Nearly one in three women who did not obtain recommended breast cancer screening in a year have visited urgent care centers, according to an April 20 presentation delivered at the American Roengten Ray Society (ARRS) annual meeting.
The study suggests that urgent care and other care settings could offer opportunities for mammography screening, presenter Dr. Anand Narayan, PhD, from the University of Wisconsin noted. At the meeting, he shared results from research that included data from more than 9,000 women and found that, among women who did not undergo mammography screening within the past year, about 23% reported visiting an emergency room and nearly 10% reported being hospitalized -- suggesting untapped potential in these settings for preventive breast health services.
"Among the different sites, we have several opportunities to increase access for mammography screening," Narayan said.
To improve adherence to recommended mammography screening, clinics often collaborate with primary care providers. However, Narayan said lack of access to primary care providers is a key risk factor for not being up to date with recommended breast cancer screening. He and his team sought to estimate the proportion of women visiting urgent care centers, emergency departments, or being hospitalized who were not current with recommended mammography screening. The study goal was to explore the potential impact of nonprimary care-based cancer screening interventions.
The investigators used data from the 2019 National Health Interview Survey that included information from 9,139 women between the ages of 40 and 74 with no prior history of breast cancer.
The team found the following:
- 44.9% did not report receiving a mammogram within the last year.
- 29.2% reported visiting an urgent care center.
- 21.8% of women who did not report receiving a mammogram did report visiting an emergency room.

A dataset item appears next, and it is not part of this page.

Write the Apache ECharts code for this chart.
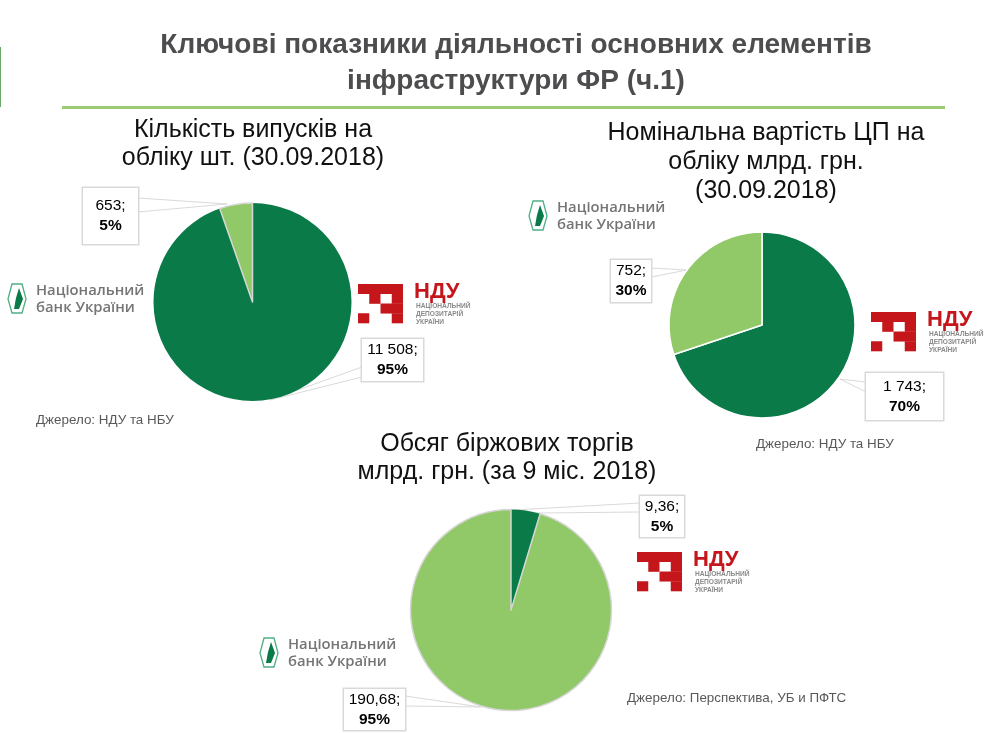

- 9.6% reported being hospitalized.
Women of "other" race and white women were most likely to visit an urgent care center, at 33.9% and 30.2%, respectively. Further data analysis also found that Black women were more likely than white women to report undergoing mammography screening, with an odds ratio (OR) of 1.81 (p = 0.021) and that uninsured women visiting urgent care centers were less likely to report breast cancer screening, with an OR of 0.34 (p < 0.001).
However, women of "other" race and Black women had the highest percentages of reporting use of emergency departments at 38.1% and 32.3%, respectively. While college-educated women in this setting were more likely to report undergoing mammography screening (OR, 1.51; p = 0.047), uninsured women again were less likely to report undergoing screening (OR, 0.43; p = 0.015).
Native American women and Black women had the highest percentages of those hospitalized, at 13% each. However, like in the emergency department, hospitalized, college-educated women were more likely to report undergoing screening mammography while uninsured women were less likely.
"Non-primary care-based visits may represent important opportunities to improve breast screening rates through patient education and targeted interventions," Narayan said.
More specifically, urgent care centers can reach out to a large number of women in a less acute setting, and emergency departments meanwhile can increase screening outreach.
Narayan added that his team is working through such opportunities and strategies as offering educational materials at urgent care centers.
"A lot of this [possible screening opportunity] depends on the bandwidth of different types of clinician groups to engage in these initiatives," he said.